• **YOUR INSTRUCTIONS**
Repeat every record exactly, but keep images out of the copy.

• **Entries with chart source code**
________
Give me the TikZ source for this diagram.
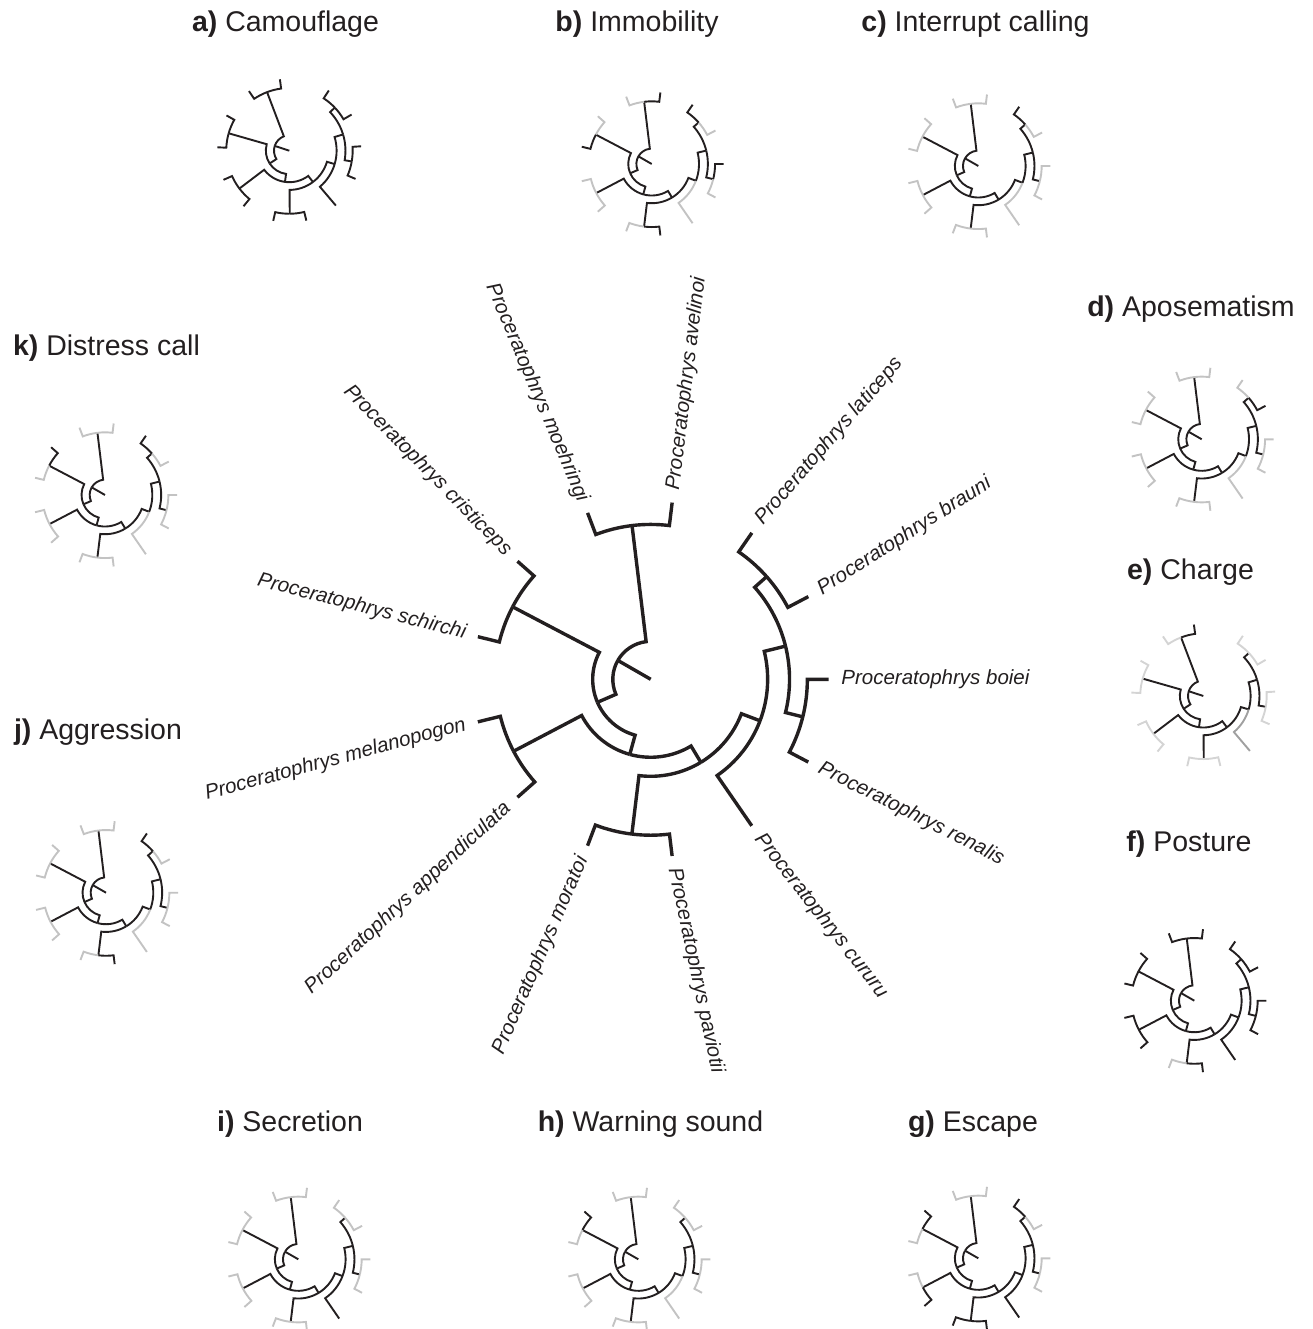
\documentclass[tikz,border=0pt]{standalone}
\usepackage{fontspec}
\setmainfont{Liberation Sans}

\definecolor{treeblack}{RGB}{35,31,32}
\definecolor{mapgray}{RGB}{195,195,195}
\definecolor{palegray}{RGB}{212,212,212}
\definecolor{midgray}{RGB}{160,160,160}

% edges: name/parent tip index/parent radius/child tip index/child radius
\newcommand\treeedges{A/2.421875/.213/0.5/.87, G/2.421875/.213/4.34375/.326,
  CS/4.34375/.326/2.5/.876, F/4.34375/.326/6.1875/.438, MA/6.1875/.438/4.5/.87,
  E/6.1875/.438/7.875/.545, MP/7.875/.545/6.5/.876, D/7.875/.545/9.25/.657,
  cu/9.25/.657/8/1, C/9.25/.657/10.5/.78, BR/10.5/.78/9.5/.88, BL/10.5/.78/11.5/.87,
  av/0.5/.87/0/1, mo/0.5/.87/1/1, cr/2.5/.876/2/1, sc/2.5/.876/3/1,
  me/4.5/.87/4/1, ap/4.5/.87/5/1, mr/6.5/.876/6/1, pa/6.5/.876/7/1,
  re/9.5/.88/9/1, bo/9.5/.88/10/1, br/11.5/.87/11/1, la/11.5/.87/12/1}

% #1 angle of first tip, #2 angle between tips
\newcommand\drawtree[2]{%
  \draw (0,0) -- ({#1+2.421875*#2}:.213);
  \foreach \nm/\kp/\rp/\kc/\rc in \treeedges
    \draw[e-\nm/.try] ({#1+\kp*#2}:\rp) arc[start angle={#1+\kp*#2}, end angle={#1+\kc*#2}, radius=\rp] -- ({#1+\kc*#2}:\rc);
}

\begin{document}
\begin{tikzpicture}[x=1pt, y=1pt, treeblack,
    absent/.style={e-#1/.style={mapgray}},
    pale/.style={e-#1/.style={palegray}},
    small/.style={line width=1.9pt},
    title/.style={font=\fontsize{28.5}{32}\selectfont, anchor=base, inner sep=0pt},
    lab/.style={font=\fontsize{20.5}{24}\selectfont\itshape, inner sep=0pt}
  ]
  \useasboundingbox (0,0) rectangle (1312,1329);

  % main tree
  \begin{scope}[shift={(650.7,649.7)}, scale=178, line width=3.4pt]
    \drawtree{83.08}{27.69}
    \foreach \k/\sp/\dir in {0/avelinoi/83, 7/paviotii/282, 8/cururu/308, 9/renalis/333.3,
        10/boiei/0, 11/brauni/32.6, 12/laticeps/49.1}
      \node[lab, anchor=west, rotate=\dir] (l-\sp) at ({83.08+\k*27.69}:1.062) {Proceratophrys \sp};
    \foreach \k/\sp/\dir in {1/moehringi/112.9, 2/cristiceps/134.4, 3/schirchi/165.7,
        4/melanopogon/195, 5/appendiculata/222.8, 6/moratoi/246.6}
      \node[lab, anchor=east, rotate=\dir-180] (l-\sp) at ({83.08+\k*27.69}:1.062) {Proceratophrys \sp};
  \end{scope}

  % a) Camouflage
  \begin{scope}[shift={(289.3,1178.3)}, scale=72, small]
    \drawtree{97.5}{26.6}
  \end{scope}
  % b) Immobility
  \begin{scope}[shift={(651.7,1165)}, scale=72, small, absent/.list={mo,cr,me,ap,mr,cu,re,br}]
    \drawtree{83.08}{27.69}
  \end{scope}
  % c) Interrupt calling
  \begin{scope}[shift={(978.3,1163)}, scale=72, small, absent/.list={av,mo,cr,sc,me,ap,mr,pa,cu,re,bo,br}]
    \drawtree{83.08}{27.69}
  \end{scope}
  % d) Aposematism
  \begin{scope}[shift={(1201.7,889.7)}, scale=72, small, absent/.list={av,mo,cr,sc,me,ap,mr,pa,cu,re,bo,la}]
    \drawtree{83.08}{27.69}
  \end{scope}
  % e) Charge
  \begin{scope}[shift={(1203.3,633)}, scale=72, small, pale/.list={mo,cr,sc,me,ap,mr,pa,re,bo,br,la}, e-cu/.style={midgray}]
    \drawtree{97.5}{26.6}
  \end{scope}
  % f) Posture
  \begin{scope}[shift={(1194.3,328.3)}, scale=72, small, absent/.list={mr}]
    \drawtree{83.08}{27.69}
  \end{scope}
  % g) Escape
  \begin{scope}[shift={(978.3,70.7)}, scale=72, small, absent/.list={av,mo,sc,me,bo,re,br}]
    \drawtree{83.08}{27.69}
  \end{scope}
  % h) Warning sound
  \begin{scope}[shift={(638.3,69.7)}, scale=72, small, absent/.list={av,mo,sc,me,ap,mr,pa,cu,re,bo,br,la}]
    \drawtree{83.08}{27.69}
  \end{scope}
  % i) Secretion
  \begin{scope}[shift={(298.3,69.7)}, scale=72, small, absent/.list={av,mo,cr,sc,me,ap,mr,pa,re,bo,br,la}]
    \drawtree{83.08}{27.69}
  \end{scope}
  % j) Aggression
  \begin{scope}[shift={(106,436.3)}, scale=72, small, absent/.list={av,mo,cr,sc,me,ap,mr,cu,re,bo,br}]
    \drawtree{83.08}{27.69}
  \end{scope}
  % k) Distress call
  \begin{scope}[shift={(105,834)}, scale=72, small, absent/.list={av,mo,sc,me,ap,mr,pa,cu,re,bo,br}]
    \drawtree{83.08}{27.69}
  \end{scope}

  \node[title] (t-a) at (285.5,1297) {\textbf{a)} Camouflage};
  \node[title] (t-b) at (637,1297) {\textbf{b)} Immobility};
  \node[title] (t-c) at (975.5,1297) {\textbf{c)} Interrupt calling};
  \node[title] (t-d) at (1191,1012) {\textbf{d)} Aposematism};
  \node[title] (t-e) at (1190.5,749) {\textbf{e)} Charge};
  \node[title] (t-f) at (1189,477) {\textbf{f)} Posture};
  \node[title] (t-g) at (973,197) {\textbf{g)} Escape};
  \node[title] (t-h) at (650.5,197) {\textbf{h)} Warning sound};
  \node[title] (t-i) at (290,197) {\textbf{i)} Secretion};
  \node[title] (t-j) at (98,589) {\textbf{j)} Aggression};
  \node[title] (t-k) at (106.5,973) {\textbf{k)} Distress call};
\end{tikzpicture}
\end{document}
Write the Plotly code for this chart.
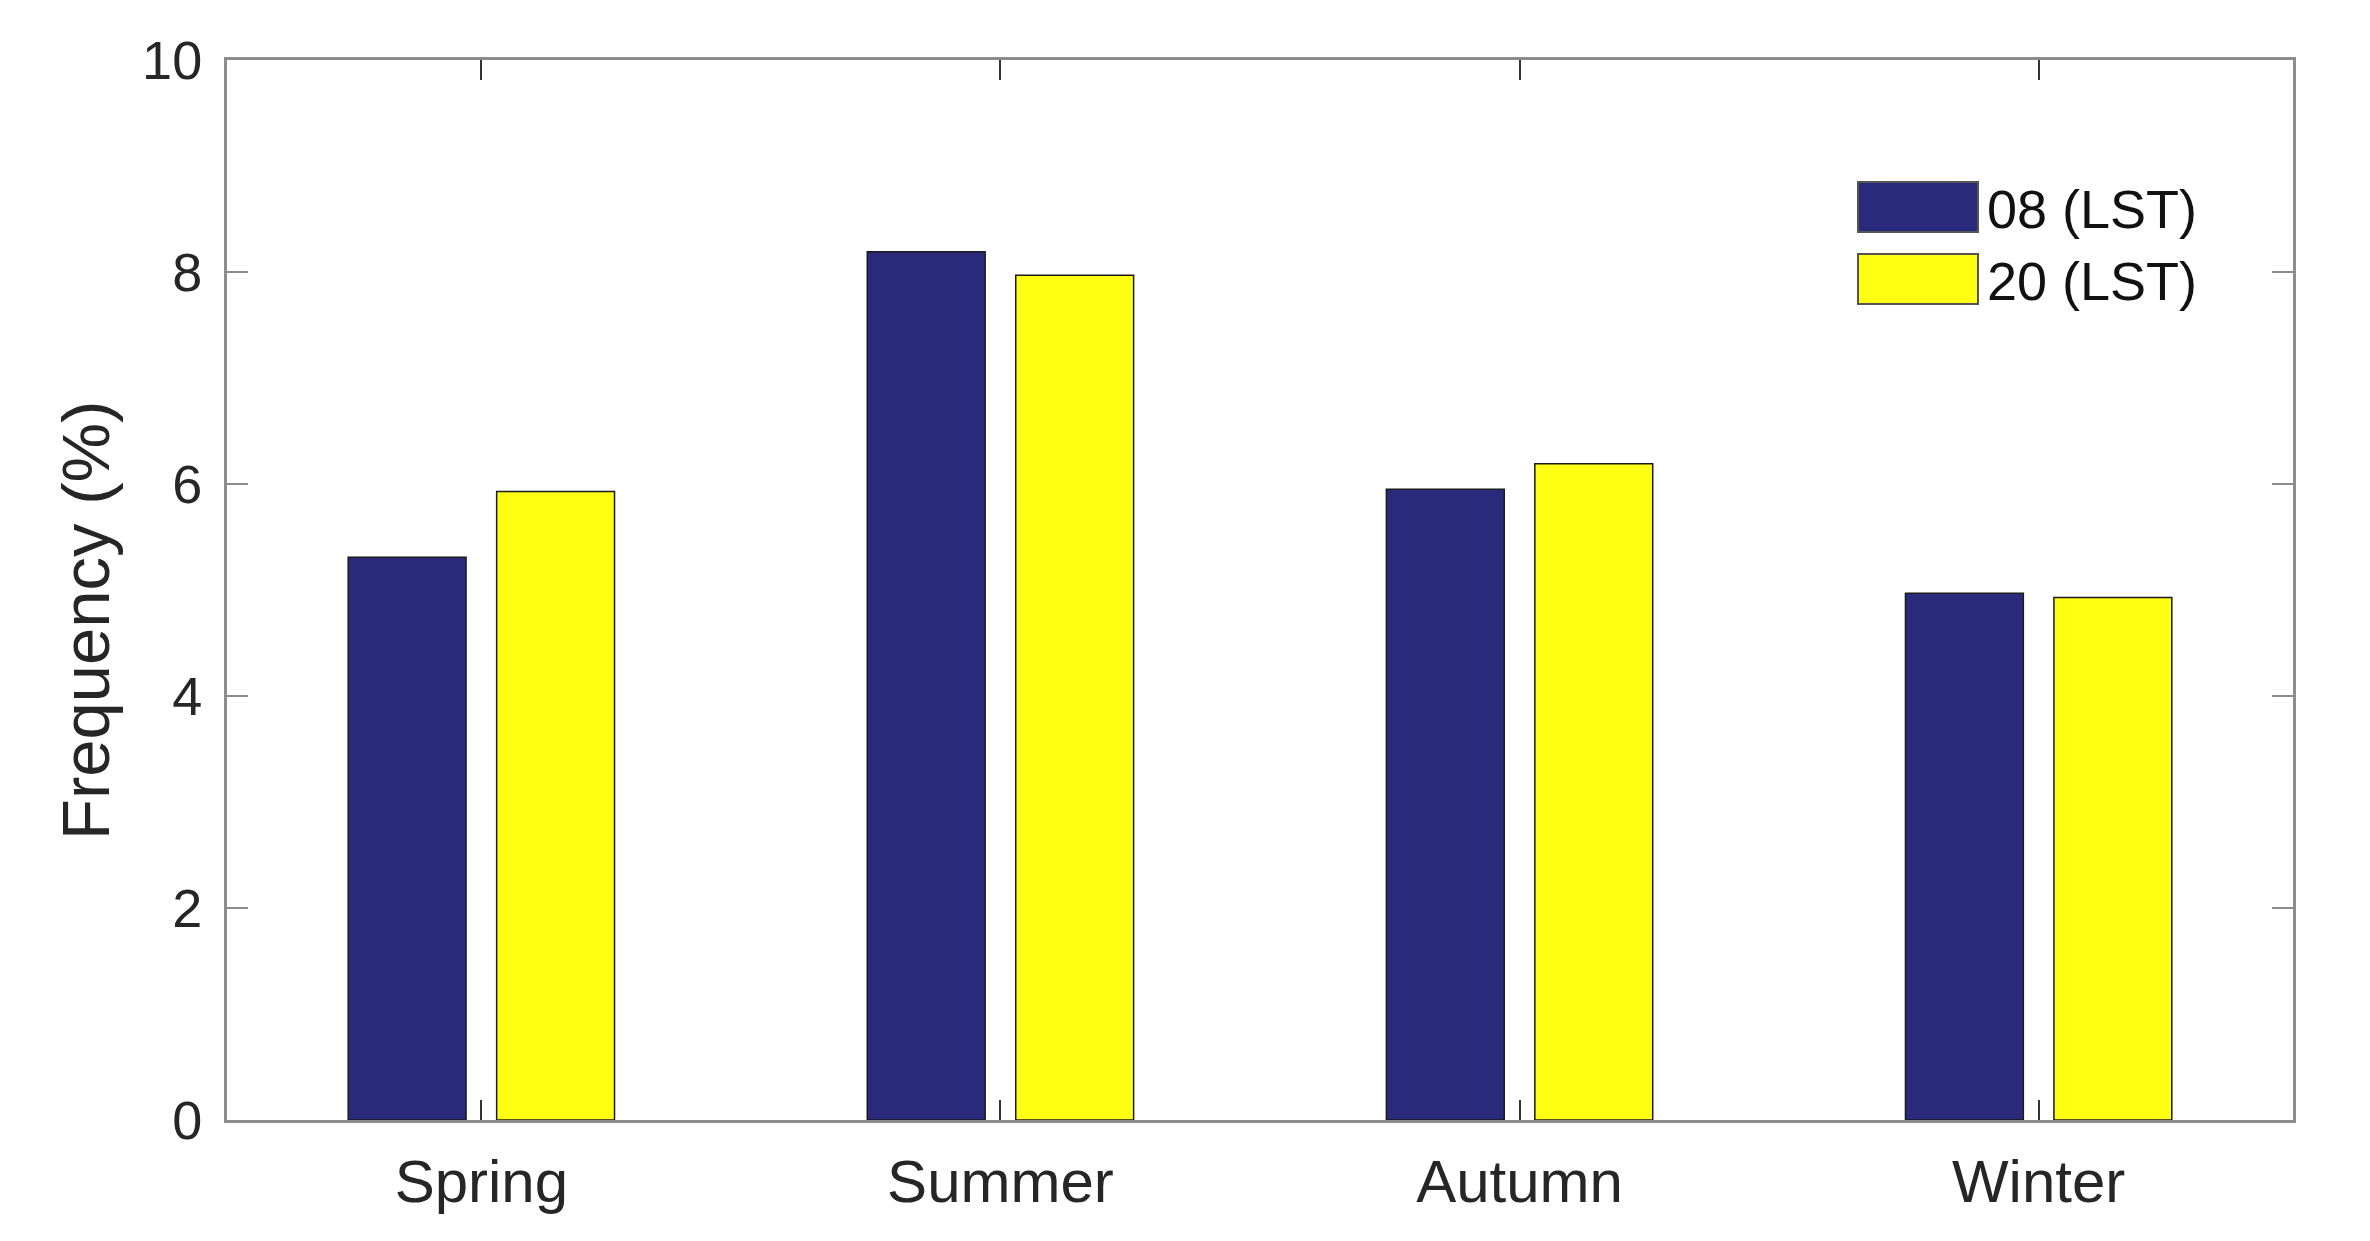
________
• **THE OUTPUT**
Give me the TikZ source for this diagram.
\documentclass[tikz,border=0pt]{standalone}
\usepackage{fontspec}
\setmainfont{Liberation Sans}

\definecolor{treeblack}{RGB}{35,31,32}
\definecolor{mapgray}{RGB}{195,195,195}
\definecolor{palegray}{RGB}{212,212,212}
\definecolor{midgray}{RGB}{160,160,160}

% edges: name/parent tip index/parent radius/child tip index/child radius
\newcommand\treeedges{A/2.421875/.213/0.5/.87, G/2.421875/.213/4.34375/.326,
  CS/4.34375/.326/2.5/.876, F/4.34375/.326/6.1875/.438, MA/6.1875/.438/4.5/.87,
  E/6.1875/.438/7.875/.545, MP/7.875/.545/6.5/.876, D/7.875/.545/9.25/.657,
  cu/9.25/.657/8/1, C/9.25/.657/10.5/.78, BR/10.5/.78/9.5/.88, BL/10.5/.78/11.5/.87,
  av/0.5/.87/0/1, mo/0.5/.87/1/1, cr/2.5/.876/2/1, sc/2.5/.876/3/1,
  me/4.5/.87/4/1, ap/4.5/.87/5/1, mr/6.5/.876/6/1, pa/6.5/.876/7/1,
  re/9.5/.88/9/1, bo/9.5/.88/10/1, br/11.5/.87/11/1, la/11.5/.87/12/1}

% #1 angle of first tip, #2 angle between tips
\newcommand\drawtree[2]{%
  \draw (0,0) -- ({#1+2.421875*#2}:.213);
  \foreach \nm/\kp/\rp/\kc/\rc in \treeedges
    \draw[e-\nm/.try] ({#1+\kp*#2}:\rp) arc[start angle={#1+\kp*#2}, end angle={#1+\kc*#2}, radius=\rp] -- ({#1+\kc*#2}:\rc);
}

\begin{document}
\begin{tikzpicture}[x=1pt, y=1pt, treeblack,
    absent/.style={e-#1/.style={mapgray}},
    pale/.style={e-#1/.style={palegray}},
    small/.style={line width=1.9pt},
    title/.style={font=\fontsize{28.5}{32}\selectfont, anchor=base, inner sep=0pt},
    lab/.style={font=\fontsize{20.5}{24}\selectfont\itshape, inner sep=0pt}
  ]
  \useasboundingbox (0,0) rectangle (1312,1329);

  % main tree
  \begin{scope}[shift={(650.7,649.7)}, scale=178, line width=3.4pt]
    \drawtree{83.08}{27.69}
    \foreach \k/\sp/\dir in {0/avelinoi/83, 7/paviotii/282, 8/cururu/308, 9/renalis/333.3,
        10/boiei/0, 11/brauni/32.6, 12/laticeps/49.1}
      \node[lab, anchor=west, rotate=\dir] (l-\sp) at ({83.08+\k*27.69}:1.062) {Proceratophrys \sp};
    \foreach \k/\sp/\dir in {1/moehringi/112.9, 2/cristiceps/134.4, 3/schirchi/165.7,
        4/melanopogon/195, 5/appendiculata/222.8, 6/moratoi/246.6}
      \node[lab, anchor=east, rotate=\dir-180] (l-\sp) at ({83.08+\k*27.69}:1.062) {Proceratophrys \sp};
  \end{scope}

  % a) Camouflage
  \begin{scope}[shift={(289.3,1178.3)}, scale=72, small]
    \drawtree{97.5}{26.6}
  \end{scope}
  % b) Immobility
  \begin{scope}[shift={(651.7,1165)}, scale=72, small, absent/.list={mo,cr,me,ap,mr,cu,re,br}]
    \drawtree{83.08}{27.69}
  \end{scope}
  % c) Interrupt calling
  \begin{scope}[shift={(978.3,1163)}, scale=72, small, absent/.list={av,mo,cr,sc,me,ap,mr,pa,cu,re,bo,br}]
    \drawtree{83.08}{27.69}
  \end{scope}
  % d) Aposematism
  \begin{scope}[shift={(1201.7,889.7)}, scale=72, small, absent/.list={av,mo,cr,sc,me,ap,mr,pa,cu,re,bo,la}]
    \drawtree{83.08}{27.69}
  \end{scope}
  % e) Charge
  \begin{scope}[shift={(1203.3,633)}, scale=72, small, pale/.list={mo,cr,sc,me,ap,mr,pa,re,bo,br,la}, e-cu/.style={midgray}]
    \drawtree{97.5}{26.6}
  \end{scope}
  % f) Posture
  \begin{scope}[shift={(1194.3,328.3)}, scale=72, small, absent/.list={mr}]
    \drawtree{83.08}{27.69}
  \end{scope}
  % g) Escape
  \begin{scope}[shift={(978.3,70.7)}, scale=72, small, absent/.list={av,mo,sc,me,bo,re,br}]
    \drawtree{83.08}{27.69}
  \end{scope}
  % h) Warning sound
  \begin{scope}[shift={(638.3,69.7)}, scale=72, small, absent/.list={av,mo,sc,me,ap,mr,pa,cu,re,bo,br,la}]
    \drawtree{83.08}{27.69}
  \end{scope}
  % i) Secretion
  \begin{scope}[shift={(298.3,69.7)}, scale=72, small, absent/.list={av,mo,cr,sc,me,ap,mr,pa,re,bo,br,la}]
    \drawtree{83.08}{27.69}
  \end{scope}
  % j) Aggression
  \begin{scope}[shift={(106,436.3)}, scale=72, small, absent/.list={av,mo,cr,sc,me,ap,mr,cu,re,bo,br}]
    \drawtree{83.08}{27.69}
  \end{scope}
  % k) Distress call
  \begin{scope}[shift={(105,834)}, scale=72, small, absent/.list={av,mo,sc,me,ap,mr,pa,cu,re,bo,br}]
    \drawtree{83.08}{27.69}
  \end{scope}

  \node[title] (t-a) at (285.5,1297) {\textbf{a)} Camouflage};
  \node[title] (t-b) at (637,1297) {\textbf{b)} Immobility};
  \node[title] (t-c) at (975.5,1297) {\textbf{c)} Interrupt calling};
  \node[title] (t-d) at (1191,1012) {\textbf{d)} Aposematism};
  \node[title] (t-e) at (1190.5,749) {\textbf{e)} Charge};
  \node[title] (t-f) at (1189,477) {\textbf{f)} Posture};
  \node[title] (t-g) at (973,197) {\textbf{g)} Escape};
  \node[title] (t-h) at (650.5,197) {\textbf{h)} Warning sound};
  \node[title] (t-i) at (290,197) {\textbf{i)} Secretion};
  \node[title] (t-j) at (98,589) {\textbf{j)} Aggression};
  \node[title] (t-k) at (106.5,973) {\textbf{k)} Distress call};
\end{tikzpicture}
\end{document}
Write the Plotly code for this chart.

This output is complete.